Parents and students, higher education institutions will support you. No, we don’t have all the answers yet because the questions and landscape change daily, but we are adapting rapidly. In the last week, higher education professionals have pivoted to virtual advising.

Wayne State University Old Main building in Detroit

At Wayne State University, we’re using our AI chatbot “W” to answer simple questions for incoming WSU students and have expanded our efforts with virtual gatherings where social distancing isn’t an issue.  

As far as making the college decision choice, institutions understand that some students and families are taking deep breaths and pauses in the college selection process, while others are forging ahead with plans. Schools will be supportive and nimble for each individual student and their family. We’ll figure it out together and rest assured the last thing any institution would ever want is for a student to feel pressured to make a choice with their education in which they didn’t feel 100% confident. 

In the meantime:

►If you have to take summer school to complete high school, colleges will adapt and support you. 

►If you need to figure out financial aid, any college financial aid office can help you no matter where you intend to enroll.  

►If your family income changes, financial aid offices can make aid adjustments with you.

►If your gap year fell through, universities can still admit you.

►If you are waiting to take a standardized test and now you can’t, there will still be a path to college.

►If you need to wait to deposit, colleges will likely accommodate you. Many, including WSU, have pushed our deposit deadline to June 1 for students.  

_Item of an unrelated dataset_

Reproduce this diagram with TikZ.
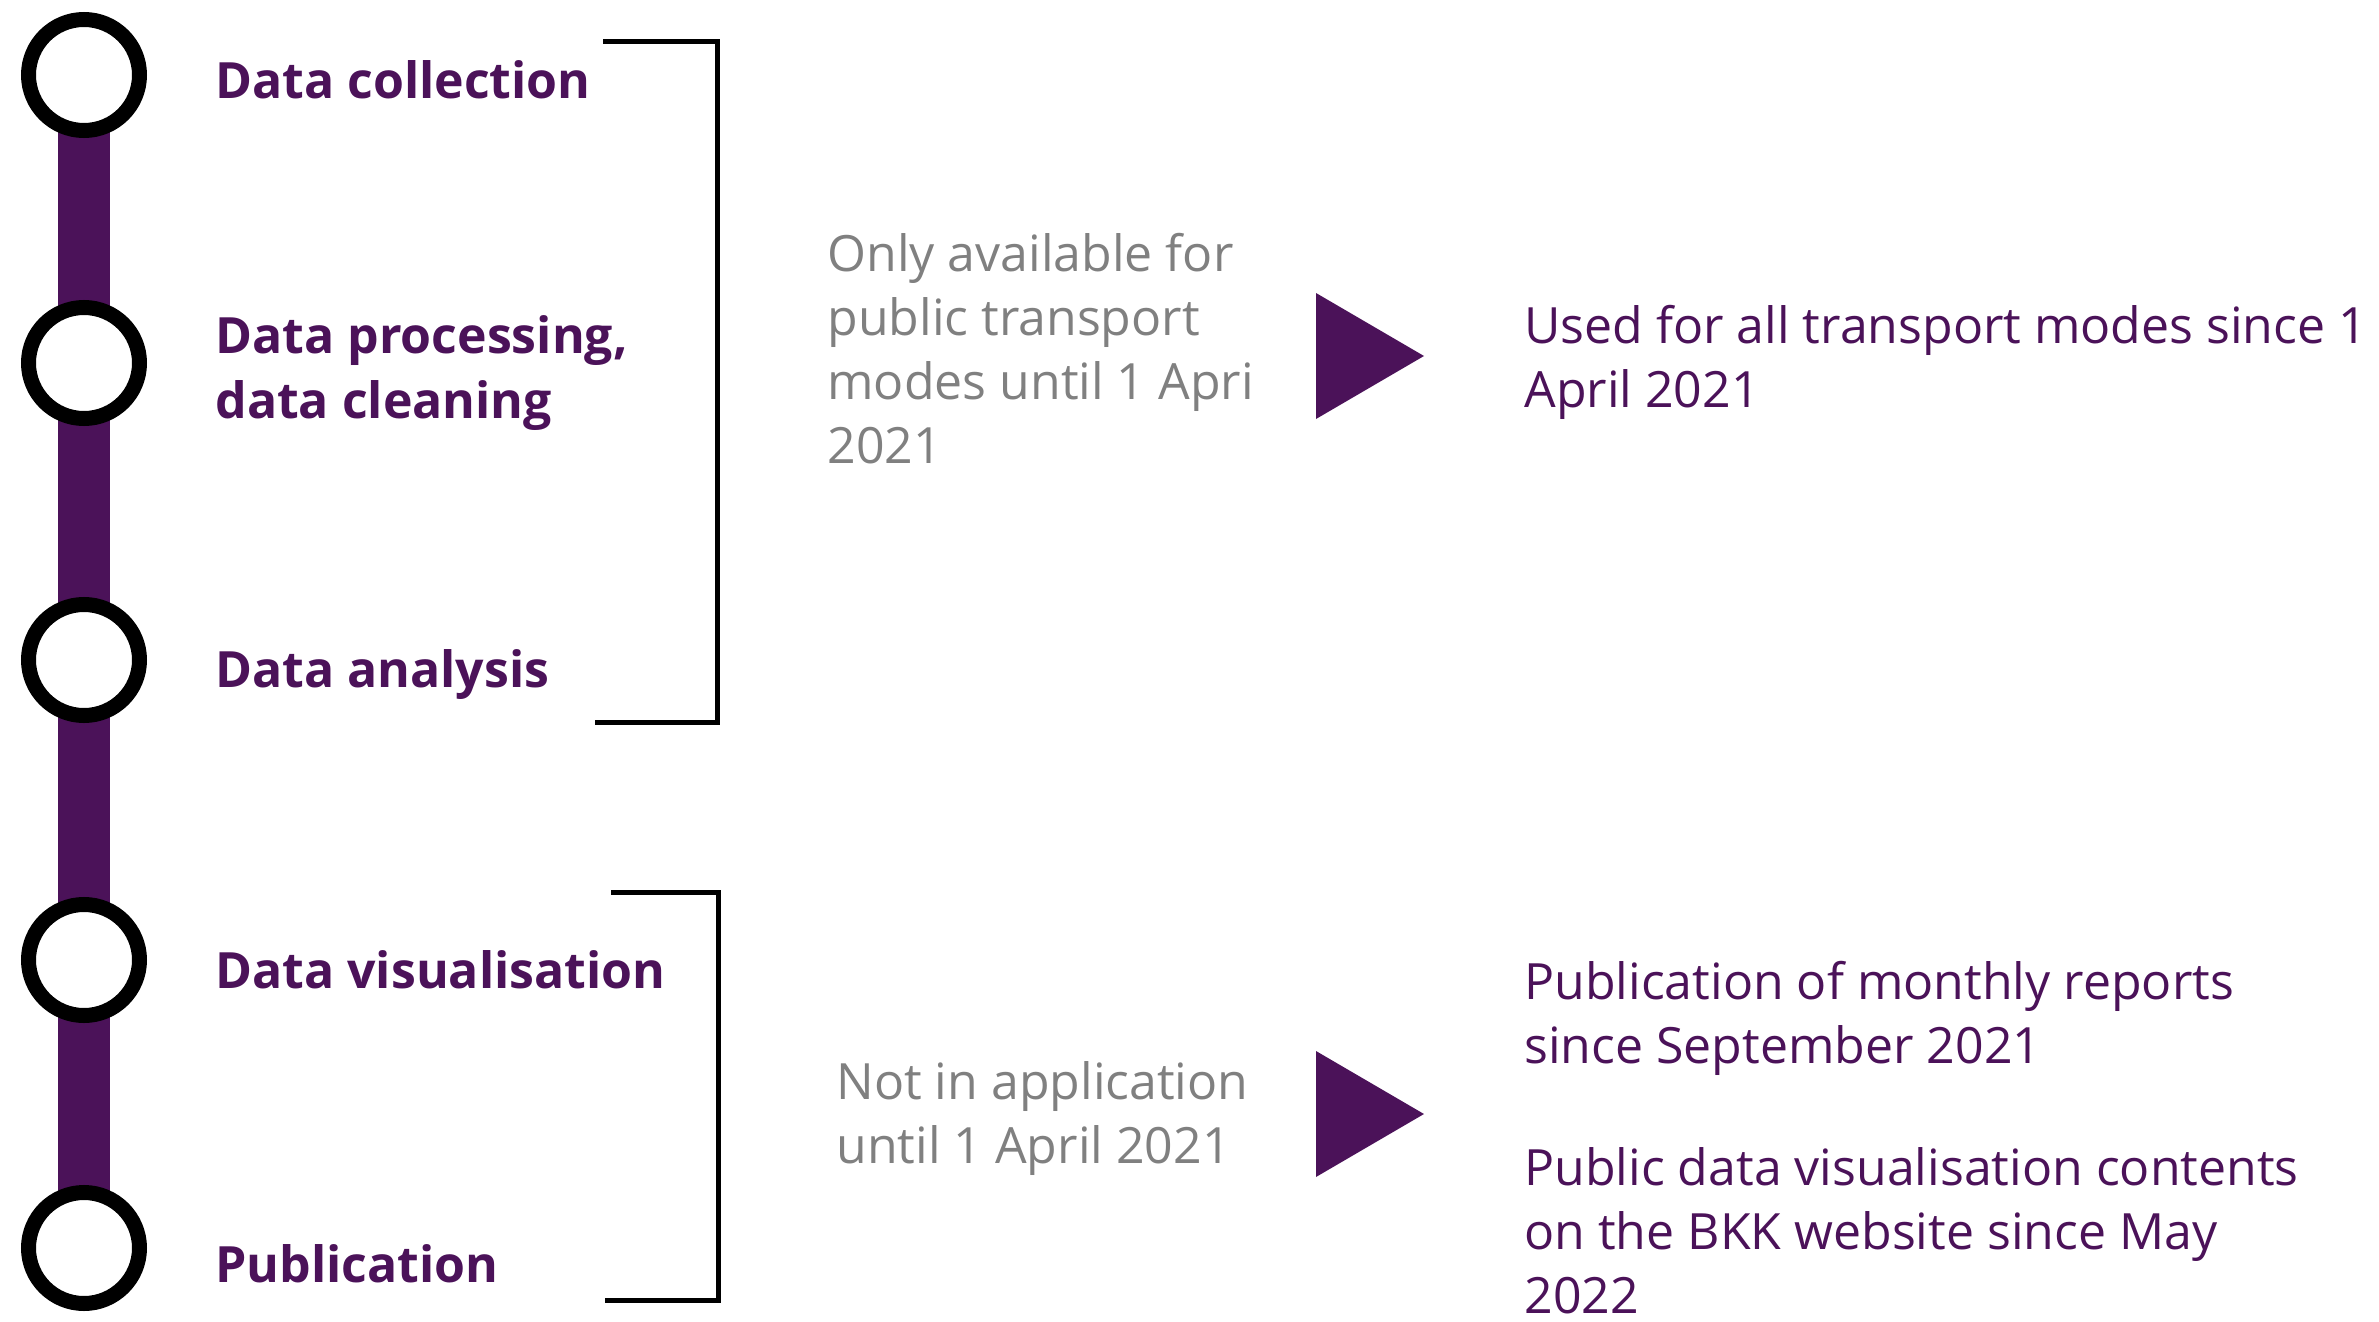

►If you are worried about online or virtual classes, institutions will support you.

►If you haven’t visited campus, your college likely has a virtual tour or will soon.

►If you just need to talk to someone, schools will be accommodating and supportive.

And if you just want to know that we’ll all get through this, I can assure you: We will.  

Dawn Medley is the associate vice president of enrollment management at Wayne State University.